Considering the current availability of the new signals, it is possible to perform a more detailed analysis of the dispersive behavior of the ionospheric layer. In addition, the new signals can be used to improve the positioning solution, so it is necessary to evaluate how they are influenced by scintillation and which signal is less affected under ionospheric conditions.

In this context, in this paper, we present a quantitative analysis of the ionospheric amplitude scintillation impact on GPS frequencies, aiming to evaluate the scintillation impact on GPS signals for different scintillation levels, taking into account a station located at low latitude. Furthermore, as the ionospheric scintillation may reduce positioning accuracy, we present an assessment of GPS point positioning at L1, L2 and L5 frequencies.

2. Methodology

The data used in this study are from the SJCE station (23.21°S, 45.95°W) of the GNSS - NavAer network <http://inct-gnss-navaer.fct.unesp.br/pt/>. Located in São José dos Campos (SP), Brazil, the station has a triple-frequency (L1, L2, and L5) receiver (Septentrio PolaRxS). The station region is characterized by the occurrence of strong amplitude scintillation, due to the influence of the equatorial anomaly. The data were continually collected over 30 days, between 03 November to 03 December 2014, the period associated to frequent scintillation occurrence due to higher ionospheric activity, influenced by the last solar cycle.

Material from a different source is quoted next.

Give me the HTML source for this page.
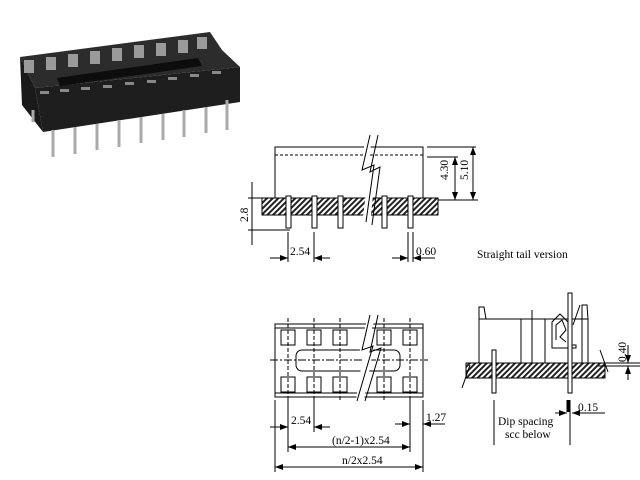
<!DOCTYPE html>
<html><head><style>body{margin:0;background:#fff}svg{display:block}text{font-family:"Liberation Serif",serif;font-size:11.5px;fill:#000}</style></head>
<body>
<svg width="640" height="480" viewBox="0 0 640 480">
<defs>
<pattern id="h" width="4" height="4" patternUnits="userSpaceOnUse" patternTransform="rotate(45)"><rect width="4" height="4" fill="#fff"/><rect width="2" height="4" fill="#222"/></pattern>
<marker id="a" markerWidth="8" markerHeight="6" refX="8" refY="3" orient="auto-start-reverse"><path d="M0,0L8,3L0,6z" fill="#000"/></marker>
</defs>
<g>
<polygon points="20,57 210,32 222,50 240,67 35,88" fill="#2c2c2c"/>
<polygon points="20,57 35,88 43,132 22,105" fill="#1a1a1a"/>
<polygon points="35,88 240,67 240,102 43,132" fill="#1e1e1e"/>
<polygon points="57,78 198,58 202,66 60,86" fill="#0d0d0d"/>
<g fill="#9a9a9a">
<rect x="24" y="60" width="10" height="13"/><rect x="46" y="57" width="10" height="13"/><rect x="68" y="54" width="10" height="13"/><rect x="90" y="51" width="10" height="13"/><rect x="112" y="48" width="10" height="13"/><rect x="134" y="45" width="10" height="13"/><rect x="156" y="43" width="10" height="13"/><rect x="178" y="40" width="10" height="13"/><rect x="197" y="37" width="10" height="12"/>
</g>
<g fill="#888"><rect x="40" y="91" width="9" height="3"/><rect x="60" y="89" width="9" height="3"/><rect x="81" y="87" width="9" height="3"/><rect x="103" y="85" width="9" height="3"/><rect x="125" y="82" width="9" height="3"/><rect x="147" y="80" width="9" height="3"/><rect x="168" y="77" width="9" height="3"/><rect x="190" y="74" width="9" height="3"/><rect x="212" y="71" width="9" height="3"/></g>
<g stroke="#aaa" stroke-width="3">
<line x1="53" y1="130" x2="53" y2="157"/><line x1="75" y1="127" x2="75" y2="154"/><line x1="97" y1="124" x2="97" y2="150"/><line x1="119" y1="120" x2="119" y2="147"/><line x1="141" y1="117" x2="141" y2="143"/><line x1="163" y1="114" x2="163" y2="140"/><line x1="184" y1="110" x2="184" y2="137"/><line x1="206" y1="107" x2="206" y2="133"/><line x1="227" y1="100" x2="227" y2="130"/><line x1="33" y1="110" x2="33" y2="122"/>
</g>
</g>
<g fill="none" stroke="#000" stroke-width="1">
<rect x="275" y="147" width="148" height="51"/>
<line x1="275" y1="155" x2="423" y2="155" stroke-dasharray="3,2"/>
<rect x="262" y="198" width="176" height="17" fill="url(#h)"/>
<polygon points="366,130 374,130 366,170 376,165 370,225 362,225 368,176 360,180" fill="#fff" stroke="none"/>
<path d="M370,135 L362,170 L374,165 L366,222 M378,135 L370,172 L380,167 L372,225"/>
<g fill="#fff"><rect x="286" y="196" width="5" height="32"/><rect x="312" y="196" width="5" height="32"/><rect x="338" y="196" width="5" height="32"/><rect x="382" y="196" width="5" height="32"/><rect x="408" y="196" width="5" height="32"/></g>
<line x1="427" y1="147" x2="476" y2="147"/><line x1="427" y1="157" x2="458" y2="157"/><line x1="438" y1="200" x2="478" y2="200"/>
<line x1="473" y1="147" x2="473" y2="200" marker-start="url(#a)" marker-end="url(#a)"/>
<line x1="455" y1="157" x2="455" y2="200" marker-start="url(#a)" marker-end="url(#a)"/>
<line x1="252" y1="182" x2="252" y2="245"/><line x1="248" y1="198" x2="262" y2="198"/><line x1="248" y1="230" x2="290" y2="230"/>
<line x1="288" y1="232" x2="288" y2="262"/><line x1="314" y1="232" x2="314" y2="262"/>
<line x1="270" y1="258" x2="288" y2="258" marker-end="url(#a)"/><line x1="330" y1="258" x2="314" y2="258" marker-end="url(#a)"/>
<line x1="408" y1="232" x2="408" y2="262"/><line x1="413" y1="232" x2="413" y2="262"/>
<line x1="392" y1="258" x2="408" y2="258" marker-end="url(#a)"/><line x1="435" y1="258" x2="413" y2="258" marker-end="url(#a)"/>
<rect x="275" y="324" width="148" height="73"/>
<line x1="275" y1="328" x2="423" y2="328"/><line x1="275" y1="393" x2="423" y2="393"/>
<g><rect x="281" y="330" width="14" height="15"/><rect x="307" y="330" width="14" height="15"/><rect x="333" y="330" width="14" height="15"/><rect x="377" y="330" width="14" height="15"/><rect x="403" y="330" width="14" height="15"/>
<rect x="281" y="377" width="14" height="15"/><rect x="307" y="377" width="14" height="15"/><rect x="333" y="377" width="14" height="15"/><rect x="377" y="377" width="14" height="15"/><rect x="403" y="377" width="14" height="15"/></g>
<rect x="296" y="350" width="104" height="21" rx="6"/>
<line x1="270" y1="360" x2="428" y2="360" stroke-dasharray="8,2,2,2"/>
<g stroke-dasharray="4,2"><line x1="288" y1="318" x2="288" y2="400"/><line x1="314" y1="318" x2="314" y2="400"/><line x1="340" y1="318" x2="340" y2="400"/><line x1="384" y1="318" x2="384" y2="400"/><line x1="410" y1="318" x2="410" y2="400"/></g>
<polygon points="368,315 376,315 366,348 374,345 364,400 356,400 363,355 358,358" fill="#fff" stroke="none"/>
<path d="M370,315 L362,350 L373,346 L357,401 M378,315 L370,352 L381,348 L365,401"/>
<line x1="275" y1="400" x2="275" y2="472"/><line x1="423" y1="400" x2="423" y2="472"/>
<line x1="288" y1="400" x2="288" y2="452"/><line x1="314" y1="400" x2="314" y2="432"/><line x1="410" y1="400" x2="410" y2="452"/>
<line x1="270" y1="427" x2="288" y2="427" marker-end="url(#a)"/><line x1="330" y1="427" x2="314" y2="427" marker-end="url(#a)"/>
<line x1="395" y1="424" x2="410" y2="424" marker-end="url(#a)"/><line x1="445" y1="424" x2="423" y2="424" marker-end="url(#a)"/>
<line x1="288" y1="447" x2="410" y2="447" marker-start="url(#a)" marker-end="url(#a)"/>
<line x1="275" y1="467" x2="423" y2="467" marker-start="url(#a)" marker-end="url(#a)"/>
<rect x="479" y="319" width="109" height="44"/>
<path d="M479,319 L479,307 L484,307 L486,319"/>
<path d="M582,363 L582,305 L587,305 L588,319"/>
<line x1="521" y1="319" x2="521" y2="363"/><line x1="532" y1="310" x2="532" y2="363"/><line x1="545" y1="319" x2="545" y2="363"/>
<path d="M552,348 L552,322 L560,314 L568,322 L568,345 L576,345 L576,348 Z"/>
<path d="M556,340 L556,325 L562,320 L566,330 L560,337 L566,342"/>
<rect x="466" y="363" width="139" height="15" fill="url(#h)"/>
<rect x="492" y="350" width="4" height="43" fill="#fff"/><rect x="568" y="293" width="4" height="100" fill="#fff"/>
<path d="M580,305 L573,325"/>
<path d="M470,365 L462,388 M600,350 L608,372"/>
<line x1="590" y1="363" x2="640" y2="363"/><line x1="598" y1="366" x2="640" y2="366"/>
<line x1="628" y1="345" x2="628" y2="363" marker-end="url(#a)"/><line x1="628" y1="380" x2="628" y2="366" marker-end="url(#a)"/>
<line x1="494" y1="400" x2="494" y2="445"/><line x1="570" y1="400" x2="570" y2="445"/>
<line x1="568" y1="400" x2="568" y2="412" stroke-width="3"/>
<line x1="555" y1="413" x2="567" y2="413" marker-end="url(#a)"/><line x1="605" y1="413" x2="572" y2="413" marker-end="url(#a)"/>
</g>
<text x="290" y="255">2.54</text><text x="416" y="255">0.60</text>
<text transform="translate(448,180) rotate(-90)">4.30</text>
<text transform="translate(468,180) rotate(-90)">5.10</text>
<text transform="translate(248,222) rotate(-90)">2.8</text>
<text x="477" y="258">Straight tail version</text>
<text x="291" y="424">2.54</text><text x="426" y="421">1.27</text>
<text x="332" y="444">(n/2-1)x2.54</text><text x="342" y="464">n/2x2.54</text>
<text x="578" y="411">0.15</text>
<text transform="translate(626,362) rotate(-90)">0.40</text>
<text x="498" y="425">Dip spacing</text><text x="505" y="438">scc below</text>
</svg>
</body></html>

The parameter used in these analyses was the amplitude scintillation index - S4, which is the main statistic for indicating the severity of the amplitude scintillations. In this paper, we considered the same limits used by Muella (2009) for the S4 index classification: weak level 0.2 < S4 ≤ 0.4; moderate level 0.4 < S4 ≤ 0.6; strong level 0.6 < S4 ≤1.0; and saturated level 1.0 < S4 ≤ 1.4. According to Muella (2009), saturated levels can be attributed to the effects of multiple scattering and means that the S4 is not due to a single scatter of the radio wave.

For the quantitative analysis, the S4 index was obtained using the ISMR Query Tool (Vani et al., 2017). The S4 was calculated from measurements performed at the three GPS frequencies: L1 (1575.42 MHz), L2 (1227.60 MHz), and L5 (1176.45 MHz). The values were limited to measurements from satellites with elevation angle higher than 20°, considered above the level of noise and multipath effects.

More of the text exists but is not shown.